(Data extracted from a collection)

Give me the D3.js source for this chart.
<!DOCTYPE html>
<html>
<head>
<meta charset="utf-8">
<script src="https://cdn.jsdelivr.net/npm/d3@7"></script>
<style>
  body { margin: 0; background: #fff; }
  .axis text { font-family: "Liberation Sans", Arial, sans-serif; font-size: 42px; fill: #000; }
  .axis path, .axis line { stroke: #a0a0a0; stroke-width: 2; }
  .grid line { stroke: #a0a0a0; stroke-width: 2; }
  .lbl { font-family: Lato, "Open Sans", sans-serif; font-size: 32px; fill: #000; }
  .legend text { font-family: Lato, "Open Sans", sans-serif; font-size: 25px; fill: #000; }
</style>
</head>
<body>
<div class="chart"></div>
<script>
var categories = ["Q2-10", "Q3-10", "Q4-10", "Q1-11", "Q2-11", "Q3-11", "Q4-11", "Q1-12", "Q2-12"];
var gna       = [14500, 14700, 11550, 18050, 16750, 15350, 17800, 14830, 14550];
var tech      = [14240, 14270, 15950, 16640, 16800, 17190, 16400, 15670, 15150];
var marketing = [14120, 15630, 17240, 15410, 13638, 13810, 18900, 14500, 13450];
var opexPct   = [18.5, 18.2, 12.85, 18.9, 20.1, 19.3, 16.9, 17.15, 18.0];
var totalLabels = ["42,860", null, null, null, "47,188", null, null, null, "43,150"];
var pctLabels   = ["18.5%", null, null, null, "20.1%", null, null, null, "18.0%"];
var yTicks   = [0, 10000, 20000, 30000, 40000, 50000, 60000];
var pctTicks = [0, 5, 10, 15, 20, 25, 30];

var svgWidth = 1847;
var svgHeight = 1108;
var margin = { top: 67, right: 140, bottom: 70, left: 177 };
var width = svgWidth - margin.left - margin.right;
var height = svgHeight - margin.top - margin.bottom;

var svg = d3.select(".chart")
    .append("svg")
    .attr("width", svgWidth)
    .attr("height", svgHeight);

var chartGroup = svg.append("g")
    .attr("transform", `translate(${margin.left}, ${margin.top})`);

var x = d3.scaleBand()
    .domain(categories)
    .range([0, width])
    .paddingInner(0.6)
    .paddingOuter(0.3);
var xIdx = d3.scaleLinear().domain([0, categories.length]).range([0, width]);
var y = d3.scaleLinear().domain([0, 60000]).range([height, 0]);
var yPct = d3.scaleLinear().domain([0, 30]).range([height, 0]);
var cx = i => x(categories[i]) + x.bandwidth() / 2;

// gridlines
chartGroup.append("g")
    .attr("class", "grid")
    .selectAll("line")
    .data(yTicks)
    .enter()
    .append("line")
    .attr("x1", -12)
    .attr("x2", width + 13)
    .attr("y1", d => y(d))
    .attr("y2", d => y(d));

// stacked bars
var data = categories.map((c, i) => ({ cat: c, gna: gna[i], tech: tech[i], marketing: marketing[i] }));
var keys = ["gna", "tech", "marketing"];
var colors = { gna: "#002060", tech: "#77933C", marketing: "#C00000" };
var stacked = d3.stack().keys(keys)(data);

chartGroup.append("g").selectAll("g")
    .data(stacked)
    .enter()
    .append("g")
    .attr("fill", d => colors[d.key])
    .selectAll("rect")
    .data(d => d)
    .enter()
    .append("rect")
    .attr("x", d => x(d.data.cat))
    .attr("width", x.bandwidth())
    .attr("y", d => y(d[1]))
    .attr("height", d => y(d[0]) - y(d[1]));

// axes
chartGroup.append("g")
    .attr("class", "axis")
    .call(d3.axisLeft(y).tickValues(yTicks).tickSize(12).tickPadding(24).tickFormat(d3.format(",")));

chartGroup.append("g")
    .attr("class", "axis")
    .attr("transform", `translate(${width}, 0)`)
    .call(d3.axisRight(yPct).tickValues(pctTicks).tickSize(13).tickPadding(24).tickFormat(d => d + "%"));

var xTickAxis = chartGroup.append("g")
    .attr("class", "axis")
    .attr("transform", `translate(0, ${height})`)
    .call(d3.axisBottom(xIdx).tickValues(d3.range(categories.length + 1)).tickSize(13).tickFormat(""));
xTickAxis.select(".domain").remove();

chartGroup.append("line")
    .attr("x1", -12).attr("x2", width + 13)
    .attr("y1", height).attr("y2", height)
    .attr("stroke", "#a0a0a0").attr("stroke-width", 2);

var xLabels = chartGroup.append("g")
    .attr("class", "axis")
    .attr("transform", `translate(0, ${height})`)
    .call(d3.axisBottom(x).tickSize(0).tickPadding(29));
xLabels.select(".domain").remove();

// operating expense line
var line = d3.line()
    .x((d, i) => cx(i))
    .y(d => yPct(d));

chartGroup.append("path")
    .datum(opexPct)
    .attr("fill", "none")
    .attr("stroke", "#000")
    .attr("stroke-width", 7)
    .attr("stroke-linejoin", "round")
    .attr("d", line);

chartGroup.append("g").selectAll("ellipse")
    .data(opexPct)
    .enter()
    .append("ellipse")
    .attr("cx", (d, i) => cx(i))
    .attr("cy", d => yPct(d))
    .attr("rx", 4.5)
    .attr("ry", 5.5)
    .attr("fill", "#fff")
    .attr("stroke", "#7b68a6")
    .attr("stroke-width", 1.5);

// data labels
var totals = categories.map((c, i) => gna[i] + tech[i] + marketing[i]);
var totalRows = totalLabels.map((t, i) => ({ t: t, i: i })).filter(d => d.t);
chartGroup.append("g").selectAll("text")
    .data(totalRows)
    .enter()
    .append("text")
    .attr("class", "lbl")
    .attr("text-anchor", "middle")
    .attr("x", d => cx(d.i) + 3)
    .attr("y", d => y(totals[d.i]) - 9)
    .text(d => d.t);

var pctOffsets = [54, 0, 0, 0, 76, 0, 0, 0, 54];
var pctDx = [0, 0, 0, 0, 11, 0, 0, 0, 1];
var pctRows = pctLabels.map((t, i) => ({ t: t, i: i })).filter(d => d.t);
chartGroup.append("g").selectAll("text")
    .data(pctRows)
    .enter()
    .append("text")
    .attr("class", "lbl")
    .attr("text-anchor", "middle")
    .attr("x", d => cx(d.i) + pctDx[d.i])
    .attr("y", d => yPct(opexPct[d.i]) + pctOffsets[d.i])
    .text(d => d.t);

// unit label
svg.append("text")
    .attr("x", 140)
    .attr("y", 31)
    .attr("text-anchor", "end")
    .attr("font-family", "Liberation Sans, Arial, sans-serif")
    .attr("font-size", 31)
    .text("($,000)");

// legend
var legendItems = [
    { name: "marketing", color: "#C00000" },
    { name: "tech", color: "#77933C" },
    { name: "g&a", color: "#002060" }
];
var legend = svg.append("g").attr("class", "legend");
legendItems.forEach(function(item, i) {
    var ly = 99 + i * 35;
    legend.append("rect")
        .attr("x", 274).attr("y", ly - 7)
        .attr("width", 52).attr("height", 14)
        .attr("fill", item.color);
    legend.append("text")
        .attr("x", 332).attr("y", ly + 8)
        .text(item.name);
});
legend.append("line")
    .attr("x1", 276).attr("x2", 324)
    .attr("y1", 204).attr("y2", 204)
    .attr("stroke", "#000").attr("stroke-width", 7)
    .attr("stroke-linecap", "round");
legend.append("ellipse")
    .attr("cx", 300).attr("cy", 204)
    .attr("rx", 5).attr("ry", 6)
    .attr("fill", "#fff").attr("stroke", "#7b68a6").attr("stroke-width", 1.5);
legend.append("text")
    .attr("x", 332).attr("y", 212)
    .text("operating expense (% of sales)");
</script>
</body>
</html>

--

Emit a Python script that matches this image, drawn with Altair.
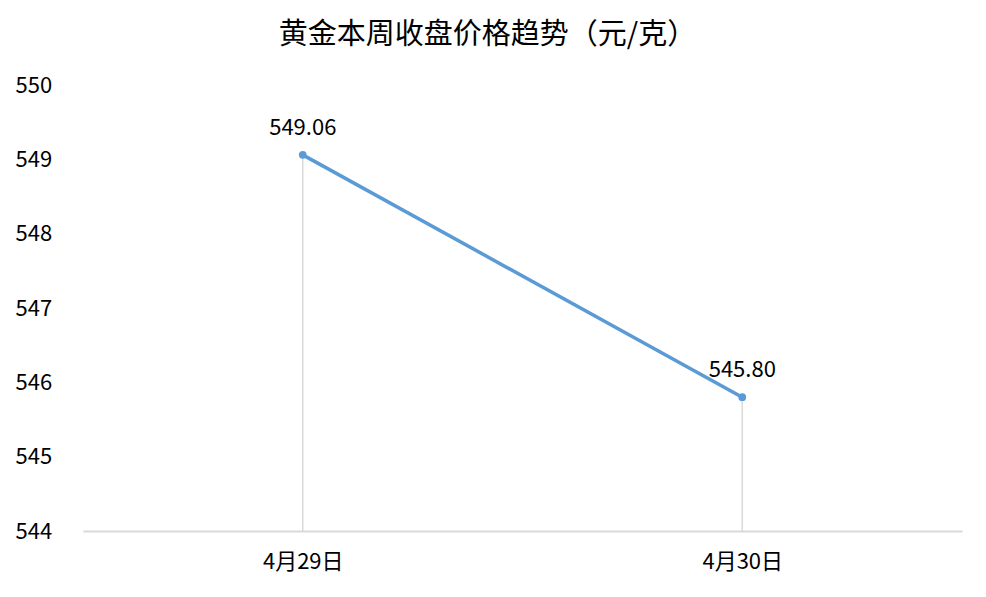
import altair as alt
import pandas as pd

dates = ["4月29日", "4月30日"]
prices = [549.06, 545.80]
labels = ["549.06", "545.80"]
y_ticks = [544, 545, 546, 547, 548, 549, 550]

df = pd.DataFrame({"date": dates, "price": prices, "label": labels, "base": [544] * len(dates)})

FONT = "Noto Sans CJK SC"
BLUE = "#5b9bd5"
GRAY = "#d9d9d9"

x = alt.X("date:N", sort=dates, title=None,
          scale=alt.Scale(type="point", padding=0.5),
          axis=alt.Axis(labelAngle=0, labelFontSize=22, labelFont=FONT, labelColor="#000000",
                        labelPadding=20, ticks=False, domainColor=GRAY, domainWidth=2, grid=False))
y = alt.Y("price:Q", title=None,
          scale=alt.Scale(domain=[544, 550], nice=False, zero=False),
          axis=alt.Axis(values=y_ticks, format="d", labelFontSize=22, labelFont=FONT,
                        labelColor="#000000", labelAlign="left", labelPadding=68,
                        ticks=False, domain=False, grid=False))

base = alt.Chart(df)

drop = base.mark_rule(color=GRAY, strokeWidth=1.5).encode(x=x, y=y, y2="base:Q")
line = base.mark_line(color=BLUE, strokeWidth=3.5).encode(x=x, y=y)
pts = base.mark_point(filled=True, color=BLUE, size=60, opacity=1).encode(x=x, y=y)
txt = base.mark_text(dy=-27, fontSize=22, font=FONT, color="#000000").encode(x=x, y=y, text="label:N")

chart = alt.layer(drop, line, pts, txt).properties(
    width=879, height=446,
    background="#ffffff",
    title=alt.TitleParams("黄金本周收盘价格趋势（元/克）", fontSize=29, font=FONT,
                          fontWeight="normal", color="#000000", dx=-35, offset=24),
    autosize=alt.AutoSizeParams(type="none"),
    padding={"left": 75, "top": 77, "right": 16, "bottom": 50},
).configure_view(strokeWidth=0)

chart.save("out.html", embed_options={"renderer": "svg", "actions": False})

--- GIVEN PROBLEM ---
Everything from the line with "Emit a Python" down to the line with "y_ticks = [544, 545, 546, 547, 548, 549, 550]" in the data above should be copied exactly, with both end lines kept and the pictures left out.

--- WRITTEN ANSWER ---
Emit a Python script that matches this image, drawn with Altair.
import altair as alt
import pandas as pd

dates = ["4月29日", "4月30日"]
prices = [549.06, 545.80]
labels = ["549.06", "545.80"]
y_ticks = [544, 545, 546, 547, 548, 549, 550]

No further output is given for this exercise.